You have firewalls set in place, regular table-top exercises scheduled, your patches are up-to-date, and you even have a team periodically scanning your network to see what's there—or what's not. And yet you're still under surveillance, you're still being told your network is vulnerable, you're still being hacked. How could that possibly be?

New research from Proofpoint outlines security blind spots that are leaving your company vulnerable—even outside of your control. What your organization can't account for and protect are the malicious emails that are opened after your employees have gone home, the malware that's present on their personal cell phone that also has access to company files, and social engineering attacks that are happening outside of company time. 

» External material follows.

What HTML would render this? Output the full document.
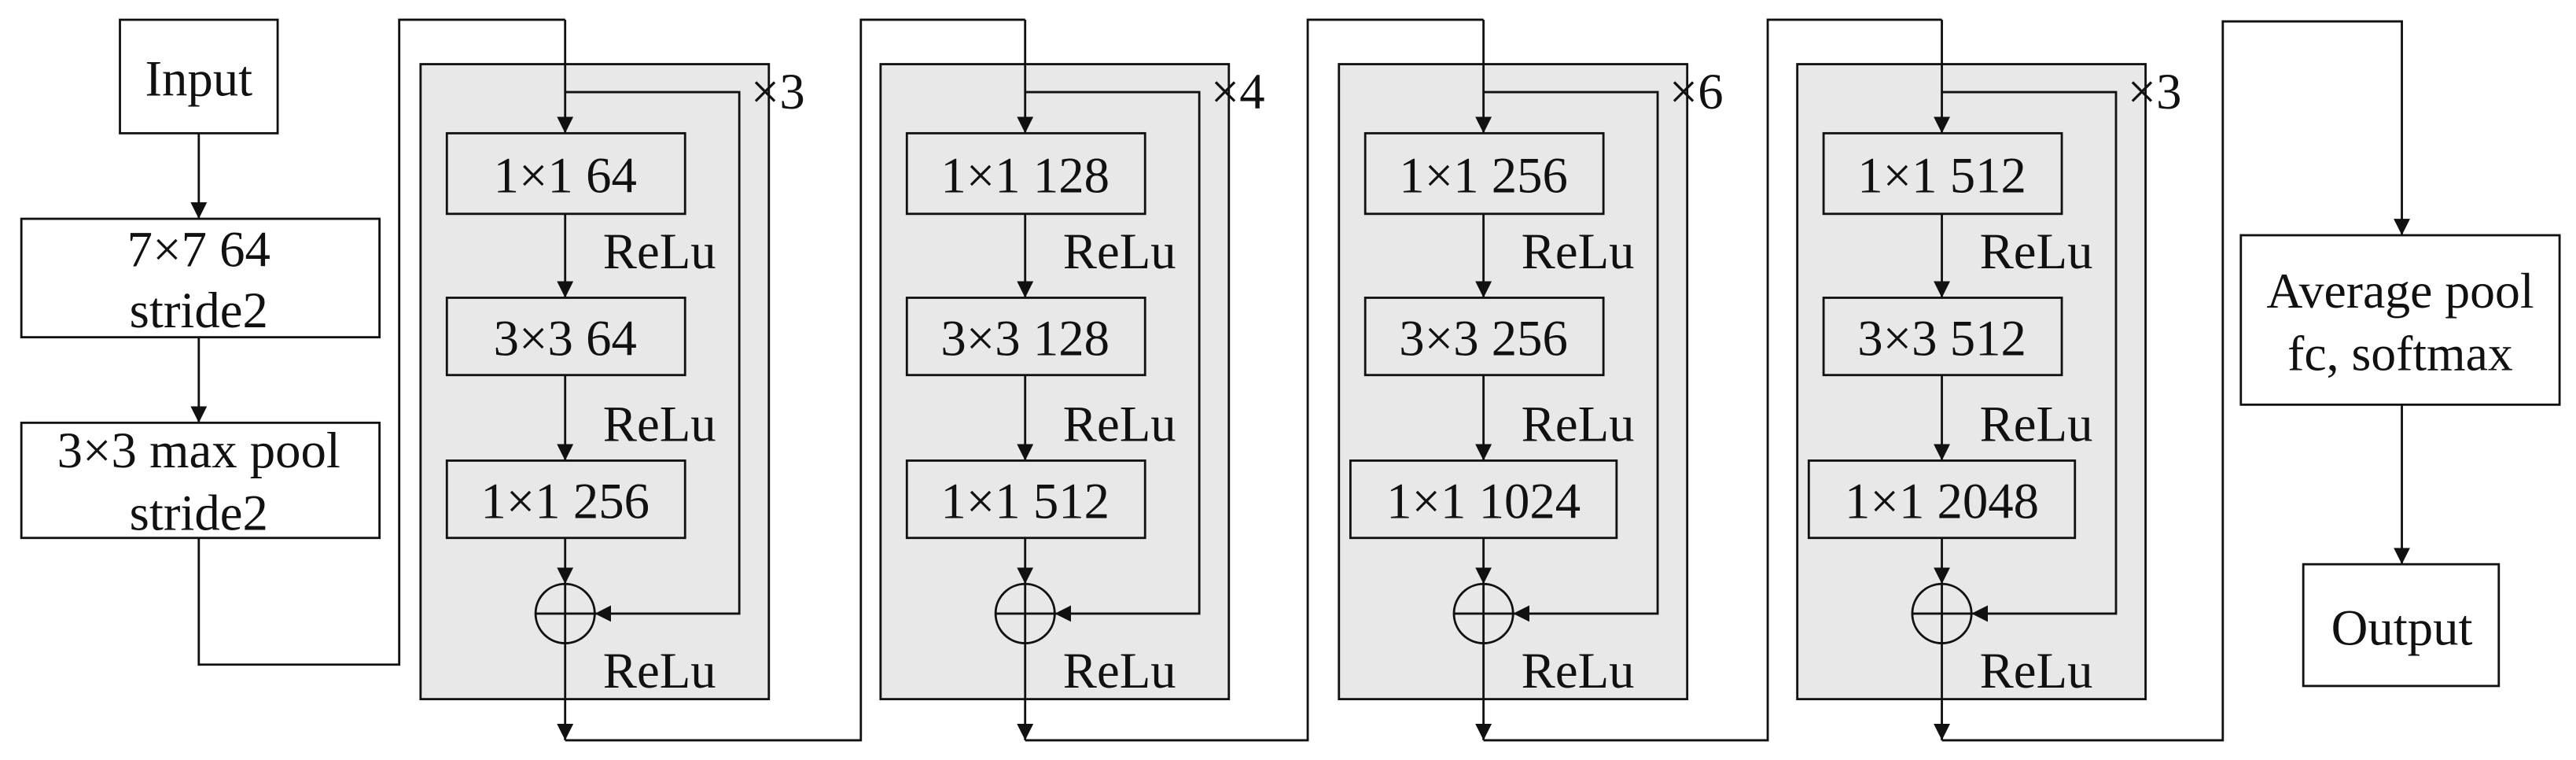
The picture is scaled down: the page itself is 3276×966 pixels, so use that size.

The paper points out, "About three quarters of breached organizations learn that they’ve been attacked through an outside party. A whopping 98% didn't discover the breach until a week after the fact. And more than half aren't confident they found the root cause." While in 2005, most companies learned of a breach through fraud detection, now law enforcement become the top indication that a breach has occurred, according to the Verizon Data Breach Investigations Report.

Attacks that use email as the method of deployment are rising catastrophically. "In the first quarter of 2016, malicious email message volume (emails that contain harmful URLs and file attachments) increased by 66% over the fourth quarter 2015—and more than 800% vs. the year-ago quarter," the paper says. 

But what happens when hackers are using even more creative methods to reach a company outside of their network? Angler phishing uses fake customer support sites, mostly through social media, and lures victims in to steal their login information from the actual site. An example of this was discovered in September, when hackers used fake PayPal support pages through Twitter to steal actual customers' credentials. It doesn't matter how great your endpoint detection is; an attack like this doesn't even have to touch your network to do a considerable amount of damage. 

So what on earth can companies do to prevent attacks like this from happening? Proofpoint says the keys are to "identify key blind spots" by looking at devices, social media, and emails beyond your network, "create a plan to close the gaps" by communicating these risks with your team, and "consider solutions to improve visibility" with tools currently on the market.